Notwithstanding all of the actions that have been undertaken to date, including the reviews and examinations of the events of Jadotville which I outlined earlier, the issue is receiving further consideration now by my office and by the Chief of Staff. I have asked the Chief of Staff for his views, in writing and in person. The Chief of Staff has proposed the establishment of an independent group of external experts to consider the entire case and evidence, including new evidence, if any, that is available. My understanding is that on that board will be ex-military officers, a historian, and an academic who understands the context and what happened in some detail, so that we will have genuine and independent expertise examining the case, which many Members have raised politically in various forums and in some cases directly with me. This independent review group will report its findings and recommendations to the Chief of Staff, as it should, and the Chief of Staff will then make recommendations as appropriate to my office on the basis of that work and the recommendations that come from it.

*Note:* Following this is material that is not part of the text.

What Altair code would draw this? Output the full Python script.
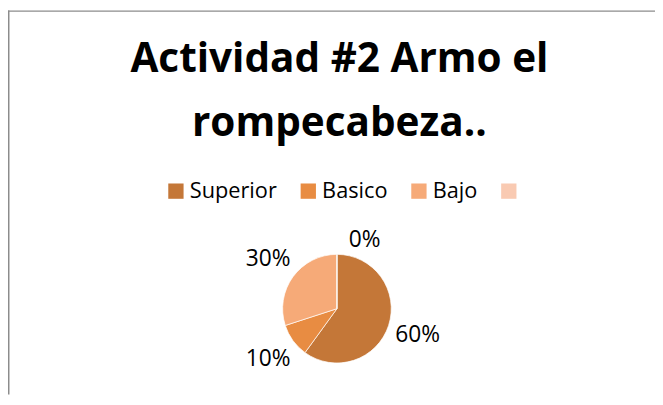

I know there is huge emotion linked to the Jadotville case, and rightly so. This was something for us all, but in particular those linked to the Defence Forces, to be very proud of. The men who served there are responsible for extraordinary service to peacekeeping and to Ireland in what was an incredibly complex, challenging and difficult theatre of conflict. Governments, at different times and with different Ministers, have tried to recognise that in different ways. The conversation still continues in relation to Jadotville. That is why I have asked the Chief of Staff and he has responded to me in a constructive way in terms of a process that we believe is appropriate.
I do think we need to be careful, however. We cannot move to a situation where politicians decide who gets medals and what kind of medals they get in terms of service either at home or abroad. This has to be a recommendation that comes from the military themselves. That is how this works. Otherwise we move into the space of trying to please people politically as opposed to robust assessment through military structures, through a medals board in these cases, where assessments are made. That being said, my job as Minister for Defence, legally and as the head of the defence infrastructure for the country, is to make sure that the context is fully understood and, if new evidence arises or if new perspectives develop, that they are recognised and that appropriate reviews take place. That is the context in which we are looking at this review, which is not the first, but I believe the context of it is important.

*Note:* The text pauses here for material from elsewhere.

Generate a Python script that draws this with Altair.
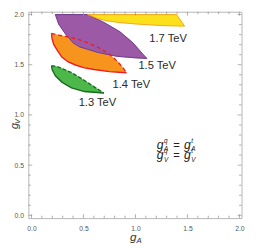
import altair as alt
import pandas as pd

# ---- region boundaries (g_A, g_V) ----
green_upper_x = [0.193, 0.261, 0.385, 0.510, 0.603, 0.696]
green_upper_y = [1.490, 1.477, 1.421, 1.343, 1.280, 1.218]
green_lower_x = [0.696, 0.510, 0.385, 0.292, 0.230, 0.199, 0.193]
green_lower_y = [1.218, 1.233, 1.270, 1.327, 1.390, 1.453, 1.490]

orange_upper_x = [0.193, 0.261, 0.338, 0.450, 0.550, 0.650, 0.750, 0.830, 0.880, 0.913]
orange_upper_y = [1.812, 1.795, 1.780, 1.752, 1.715, 1.668, 1.605, 1.530, 1.470, 1.420]
orange_lower_x = [0.913, 0.750, 0.603, 0.500, 0.417, 0.350, 0.292, 0.250, 0.214, 0.198, 0.193]
orange_lower_y = [1.420, 1.432, 1.453, 1.472, 1.500, 1.530, 1.577, 1.640, 1.702, 1.760, 1.812]

purple_x = [0.230, 0.541, 0.696, 0.851, 0.976, 1.069, 1.109,
            1.007, 0.820, 0.634, 0.463, 0.401, 0.323, 0.261, 0.230]
purple_y = [2.000, 2.000, 1.922, 1.828, 1.718, 1.608, 1.563,
            1.568, 1.584, 1.624, 1.678, 1.718, 1.812, 1.906, 2.000]

yellow_x = [0.541, 1.395, 1.472, 1.255, 1.007, 0.850, 0.727, 0.634, 0.541]
yellow_y = [2.000, 2.000, 1.885, 1.890, 1.906, 1.920, 1.937, 1.962, 2.000]

label_text = ["1.7 TeV", "1.5 TeV", "1.4 TeV", "1.3 TeV"]
label_x = [1.314, 1.209, 0.960, 0.634]
label_y = [1.756, 1.484, 1.296, 1.115]

tick_labels = [0.0, 0.5, 1.0, 1.5, 2.0]
major_ticks = [0.0, 0.5, 1.0, 1.5, 2.0]
minor_ticks = [0.1, 0.2, 0.3, 0.4, 0.6, 0.7, 0.8, 0.9, 1.1, 1.2, 1.3, 1.4,
               1.6, 1.7, 1.8, 1.9]

W, H = 220, 213
FONT = "Liberation Sans"
xsc = alt.Scale(domain=[-0.03, 2.02], nice=False, zero=False)
ysc = alt.Scale(domain=[-0.028, 2.028], nice=False, zero=False)
xaxis = alt.Axis(values=tick_labels, format=".1f", ticks=False, tickSize=0,
                 domain=False, grid=False, title="", labelFontSize=7,
                 labelColor="#555", labelPadding=7, labelFont=FONT)
yaxis = alt.Axis(values=tick_labels, format=".1f", ticks=False, tickSize=0,
                 domain=False, grid=False, title="", labelFontSize=7,
                 labelColor="#555", labelPadding=5, labelFont=FONT)


def X(f="x"):
    return alt.X(f"{f}:Q", scale=xsc, axis=xaxis)


def Y(f="y"):
    return alt.Y(f"{f}:Q", scale=ysc, axis=yaxis)


def df_of(xs, ys):
    return pd.DataFrame({"x": xs, "y": ys, "i": list(range(len(xs)))})


def fill(xs, ys, color):
    return alt.Chart(df_of(xs, ys)).mark_line(
        fill=color, stroke=color, strokeWidth=0.5).encode(
        x=X(), y=Y(), order=alt.Order("i:Q"))


def edge(xs, ys, color, width=1.5, dash=None):
    kw = dict(color=color, strokeWidth=width)
    if dash:
        kw["strokeDash"] = dash
    return alt.Chart(df_of(xs, ys)).mark_line(**kw).encode(
        x=X(), y=Y(), order=alt.Order("i:Q"))


layers = [
    fill(green_upper_x + green_lower_x[1:], green_upper_y + green_lower_y[1:], "#4DB84A"),
    fill(orange_upper_x + orange_lower_x[1:], orange_upper_y + orange_lower_y[1:], "#F7941E"),
    fill(purple_x, purple_y, "#9B59A6"),
    fill(yellow_x, yellow_y, "#FDE01C"),
    edge(green_lower_x, green_lower_y, "#1B6B22", 1.4),
    edge(green_upper_x, green_upper_y, "#1B6B22", 1.4, [4, 2]),
    edge(orange_lower_x, orange_lower_y, "#EE1D25", 1.4),
    edge(purple_x, purple_y, "#6F3C8C", 1.0),
    edge(orange_upper_x, orange_upper_y, "#EE1D25", 1.4, [4, 3]),
    edge(yellow_x, yellow_y, "#F4A71E", 1.0),
]

# region labels
lab = alt.Chart(pd.DataFrame({"x": label_x, "y": label_y, "t": label_text})).mark_text(
    font=FONT, fontSize=11.5, color="#2a2a2a").encode(x=X(), y=Y(), text="t:N")
layers.append(lab)

# frame ticks on all four sides, pointing inwards
tick_col = "#999999"


def ticks(vals, length, side):
    d = pd.DataFrame({"v": vals})
    c = alt.Chart(d).mark_rule(color=tick_col, strokeWidth=0.8)
    if side == "bottom":
        return c.encode(x=X("v"), y=alt.value(H), y2=alt.value(H - length))
    if side == "top":
        return c.encode(x=X("v"), y=alt.value(0), y2=alt.value(length))
    if side == "left":
        return c.encode(y=Y("v"), x=alt.value(0), x2=alt.value(length))
    return c.encode(y=Y("v"), x=alt.value(W), x2=alt.value(W - length))


for s in ["bottom", "top", "left", "right"]:
    layers.append(ticks(major_ticks, 4, s))
    layers.append(ticks(minor_ticks, 2.5, s))

# annotation  g_A^q = g_A^t ;  g_V^q = g_V^t
ann_x = 1.205
ann_rows = [(0.665, "A"), (0.565, "V")]
parts = []
for yv, sub in ann_rows:
    parts += [
        (yv, "g", 0, 0, 12.5),
        (yv, "q", 7.5, -6, 6.5),
        (yv, sub, 7.5, 3, 6.5),
        (yv, "=", 17, 0, 11.5),
        (yv, "g", 28, 0, 12.5),
        (yv, "t", 35.5, -6, 6.5),
        (yv, sub, 35.5, 3, 6.5),
    ]
for yv, t, dx, dy, fs in parts:
    layers.append(alt.Chart(pd.DataFrame({"x": [ann_x], "y": [yv], "t": [t]})).mark_text(
        font=FONT, fontSize=fs, fontStyle="normal" if t == "=" else "italic",
        align="left", baseline="alphabetic", dx=dx, dy=dy, color="#222").encode(
        x=X(), y=Y(), text="t:N"))

# axis titles g_A, g_V
title_df = pd.DataFrame({"x": [1.0]})
layers.append(alt.Chart(title_df).mark_text(font=FONT, fontSize=12, fontStyle="italic",
    align="right", baseline="alphabetic", color="#333", dx=1).encode(
    x=X(), y=alt.value(H + 24), text=alt.value("g")))
layers.append(alt.Chart(title_df).mark_text(font=FONT, fontSize=8, fontStyle="italic",
    align="left", baseline="alphabetic", color="#333", dx=1, dy=2).encode(
    x=X(), y=alt.value(H + 24), text=alt.value("A")))
ytitle_df = pd.DataFrame({"y": [0.92]})
layers.append(alt.Chart(ytitle_df).mark_text(font=FONT, fontSize=11, fontStyle="italic",
    align="right", baseline="alphabetic", color="#333", angle=270, dy=0).encode(
    y=Y(), x=alt.value(-11), text=alt.value("g")))
layers.append(alt.Chart(ytitle_df).mark_text(font=FONT, fontSize=7.5, fontStyle="italic",
    align="left", baseline="alphabetic", color="#333", angle=270, dx=-1).encode(
    y=Y(), x=alt.value(-9), text=alt.value("V")))

chart = alt.layer(*layers).properties(
    width=W, height=H,
    autosize=alt.AutoSizeParams(type="none"),
    padding={"left": 21, "top": 0, "right": 17, "bottom": 28},
).configure_view(stroke="#b5b5b5", strokeWidth=1)

chart.save("out.html", embed_options={"renderer": "svg", "actions": False})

I would like to take this opportunity to recall the contribution of all the men and women of the Defence Forces who have been deployed on missions in the cause of peace overseas. They are not only soldiers but also ambassadors, for Ireland, for what we stand for, and for our commitment to peace and peace management abroad. The continued participation in United Nations missions illustrates the very positive difference a small country like Ireland can make in many parts of the world which desperately need our intervention. I thank the Seanad for this opportunity to recognise the service overseas of so many Irish Defence Forces personnel, whether they be Air Corps, Naval Service or Army, which is the case for the vast majority. In particular, I thank the House for giving me an opportunity to give both the history and the perspective on Jadotville, which is certainly not a closed book. As soon as the Chief of Staff concludes the process that he has agreed to undertake, I will be more than happy to come back to the Seanad to talk about the recommendations and the decisions that can be made on the back of them.